Efforts at regulating the paralegal profession are becoming increasingly widespread. In 2001, California adopted clear guidelines on the education, work experience, supervision, performance, and confidentiality requirements of paralegals. State legislatures, bar associations, and courts nationwide continue to adopt definitions of the terms "paralegal" and "legal assistant." Most of them reserve those titles for persons who are supervised by an attorney or other entity and qualified through education and experience to perform certain legal tasks.

And paralegals, legal assistants, and paralegal organizations are taking note. Both the National Federation of Paralegal Associations (NFPA) and the National Association of Legal Assistants (NALA) have released statements on the topic. NALA asserts that state regulation is unnecessary, but stands behind third-party education, testing, and professional improvement efforts. NFPA endorses certain regulation efforts that would allow paralegals to provide certain additional tasks to the public.

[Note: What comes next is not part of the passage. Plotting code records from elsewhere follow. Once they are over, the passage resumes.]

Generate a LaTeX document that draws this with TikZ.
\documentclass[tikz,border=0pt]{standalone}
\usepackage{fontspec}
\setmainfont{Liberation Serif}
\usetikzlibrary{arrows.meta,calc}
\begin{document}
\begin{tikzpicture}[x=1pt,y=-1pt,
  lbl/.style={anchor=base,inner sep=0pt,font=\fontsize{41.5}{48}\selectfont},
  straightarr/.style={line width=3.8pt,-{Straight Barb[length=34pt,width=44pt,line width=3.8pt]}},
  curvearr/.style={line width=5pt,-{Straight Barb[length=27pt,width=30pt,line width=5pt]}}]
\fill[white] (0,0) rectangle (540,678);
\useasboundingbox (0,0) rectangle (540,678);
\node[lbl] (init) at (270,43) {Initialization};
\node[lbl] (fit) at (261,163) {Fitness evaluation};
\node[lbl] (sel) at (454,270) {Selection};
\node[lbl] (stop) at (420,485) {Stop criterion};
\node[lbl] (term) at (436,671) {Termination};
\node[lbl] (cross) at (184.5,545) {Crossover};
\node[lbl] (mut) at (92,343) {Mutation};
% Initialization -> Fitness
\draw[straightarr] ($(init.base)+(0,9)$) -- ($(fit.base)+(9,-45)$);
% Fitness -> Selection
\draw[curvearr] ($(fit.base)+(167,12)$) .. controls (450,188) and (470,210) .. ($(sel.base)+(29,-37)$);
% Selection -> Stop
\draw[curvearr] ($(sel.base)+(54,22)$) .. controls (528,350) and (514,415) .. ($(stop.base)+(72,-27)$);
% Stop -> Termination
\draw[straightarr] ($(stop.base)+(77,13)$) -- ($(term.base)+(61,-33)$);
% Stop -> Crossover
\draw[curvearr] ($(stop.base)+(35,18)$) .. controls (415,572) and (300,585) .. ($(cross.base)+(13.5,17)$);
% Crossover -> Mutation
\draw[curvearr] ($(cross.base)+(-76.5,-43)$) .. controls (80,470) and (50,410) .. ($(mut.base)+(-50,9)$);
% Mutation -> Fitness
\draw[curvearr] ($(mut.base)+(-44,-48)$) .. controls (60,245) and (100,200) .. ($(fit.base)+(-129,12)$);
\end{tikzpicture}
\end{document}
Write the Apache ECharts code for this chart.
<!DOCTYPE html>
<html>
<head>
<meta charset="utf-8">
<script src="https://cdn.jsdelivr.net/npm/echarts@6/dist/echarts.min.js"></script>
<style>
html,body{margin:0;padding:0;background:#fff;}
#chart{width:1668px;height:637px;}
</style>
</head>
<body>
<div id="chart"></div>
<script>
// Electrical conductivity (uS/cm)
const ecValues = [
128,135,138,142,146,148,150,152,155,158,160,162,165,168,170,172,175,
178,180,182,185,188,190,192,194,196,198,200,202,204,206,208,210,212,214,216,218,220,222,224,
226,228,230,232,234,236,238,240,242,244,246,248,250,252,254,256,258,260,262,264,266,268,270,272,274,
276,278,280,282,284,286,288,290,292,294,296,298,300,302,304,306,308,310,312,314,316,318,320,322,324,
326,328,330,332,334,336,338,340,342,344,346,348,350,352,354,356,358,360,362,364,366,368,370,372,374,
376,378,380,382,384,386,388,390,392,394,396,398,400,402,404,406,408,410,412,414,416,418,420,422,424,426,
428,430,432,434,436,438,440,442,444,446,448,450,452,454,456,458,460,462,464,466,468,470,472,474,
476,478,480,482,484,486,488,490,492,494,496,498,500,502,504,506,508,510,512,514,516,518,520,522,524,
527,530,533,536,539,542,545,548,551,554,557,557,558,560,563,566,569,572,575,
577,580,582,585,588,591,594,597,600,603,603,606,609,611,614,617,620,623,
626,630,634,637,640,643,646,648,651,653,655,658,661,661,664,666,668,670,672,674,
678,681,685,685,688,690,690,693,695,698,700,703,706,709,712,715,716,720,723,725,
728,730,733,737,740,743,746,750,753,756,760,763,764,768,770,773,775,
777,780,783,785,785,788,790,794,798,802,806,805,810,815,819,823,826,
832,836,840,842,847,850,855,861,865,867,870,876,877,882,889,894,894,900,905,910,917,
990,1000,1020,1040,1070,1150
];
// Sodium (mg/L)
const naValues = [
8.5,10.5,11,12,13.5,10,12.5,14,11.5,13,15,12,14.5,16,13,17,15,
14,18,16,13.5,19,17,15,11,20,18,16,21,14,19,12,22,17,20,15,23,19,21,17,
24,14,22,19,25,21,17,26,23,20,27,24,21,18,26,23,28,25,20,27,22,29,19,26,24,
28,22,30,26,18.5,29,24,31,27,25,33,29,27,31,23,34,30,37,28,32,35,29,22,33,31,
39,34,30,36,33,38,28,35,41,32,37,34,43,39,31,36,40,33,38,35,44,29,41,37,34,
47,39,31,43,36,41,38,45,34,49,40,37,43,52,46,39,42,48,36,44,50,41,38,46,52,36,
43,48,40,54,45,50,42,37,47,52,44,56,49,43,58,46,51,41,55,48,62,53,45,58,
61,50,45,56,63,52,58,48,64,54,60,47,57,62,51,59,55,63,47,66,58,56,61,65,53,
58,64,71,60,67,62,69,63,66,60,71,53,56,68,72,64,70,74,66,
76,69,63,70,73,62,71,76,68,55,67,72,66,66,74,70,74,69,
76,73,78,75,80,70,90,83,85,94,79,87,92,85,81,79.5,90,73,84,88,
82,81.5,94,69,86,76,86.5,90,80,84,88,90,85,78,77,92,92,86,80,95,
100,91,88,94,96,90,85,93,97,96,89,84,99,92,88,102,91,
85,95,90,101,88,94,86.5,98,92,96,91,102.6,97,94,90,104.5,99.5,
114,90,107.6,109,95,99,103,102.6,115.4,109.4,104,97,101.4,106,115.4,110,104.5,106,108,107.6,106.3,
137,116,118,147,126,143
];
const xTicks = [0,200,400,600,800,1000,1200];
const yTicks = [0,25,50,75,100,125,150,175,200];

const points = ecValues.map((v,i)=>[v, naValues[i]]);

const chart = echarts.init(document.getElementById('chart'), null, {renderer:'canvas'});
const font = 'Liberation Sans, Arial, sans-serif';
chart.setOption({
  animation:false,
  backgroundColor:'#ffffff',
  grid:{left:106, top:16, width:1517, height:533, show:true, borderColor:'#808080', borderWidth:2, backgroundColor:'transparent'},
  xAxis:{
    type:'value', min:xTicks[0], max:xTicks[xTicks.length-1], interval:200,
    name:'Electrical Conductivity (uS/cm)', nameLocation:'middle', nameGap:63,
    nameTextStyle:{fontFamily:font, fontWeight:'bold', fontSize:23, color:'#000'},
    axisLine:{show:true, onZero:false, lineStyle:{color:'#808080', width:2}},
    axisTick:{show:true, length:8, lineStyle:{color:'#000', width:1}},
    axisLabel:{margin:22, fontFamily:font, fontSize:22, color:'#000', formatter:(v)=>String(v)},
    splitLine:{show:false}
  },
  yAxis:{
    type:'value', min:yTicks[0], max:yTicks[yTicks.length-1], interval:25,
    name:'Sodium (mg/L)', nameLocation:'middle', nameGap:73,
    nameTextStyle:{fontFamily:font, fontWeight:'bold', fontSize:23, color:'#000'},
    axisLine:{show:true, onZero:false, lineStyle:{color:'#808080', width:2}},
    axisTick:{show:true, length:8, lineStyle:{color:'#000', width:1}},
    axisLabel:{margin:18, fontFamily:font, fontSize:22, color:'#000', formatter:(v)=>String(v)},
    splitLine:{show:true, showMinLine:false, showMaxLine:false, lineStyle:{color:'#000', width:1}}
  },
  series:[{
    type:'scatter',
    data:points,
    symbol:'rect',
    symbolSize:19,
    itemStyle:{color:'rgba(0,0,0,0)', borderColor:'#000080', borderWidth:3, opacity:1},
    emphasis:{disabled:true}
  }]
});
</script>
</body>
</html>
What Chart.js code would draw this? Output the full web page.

But before one may form an opinion regarding licensing, it is important to understand the terms behind it. "A license is something that gives one the right to practice a particular profession. It is usually (put in place) to make sure that whoever is performing a line of work has met the minimum qualifications for it," says Frederick T. Golder, Professor at the Massachusetts School of Law, employment attorney, and author. "Regulations are the requirements imposed on people performing a particular trade or (acting under) a particular license."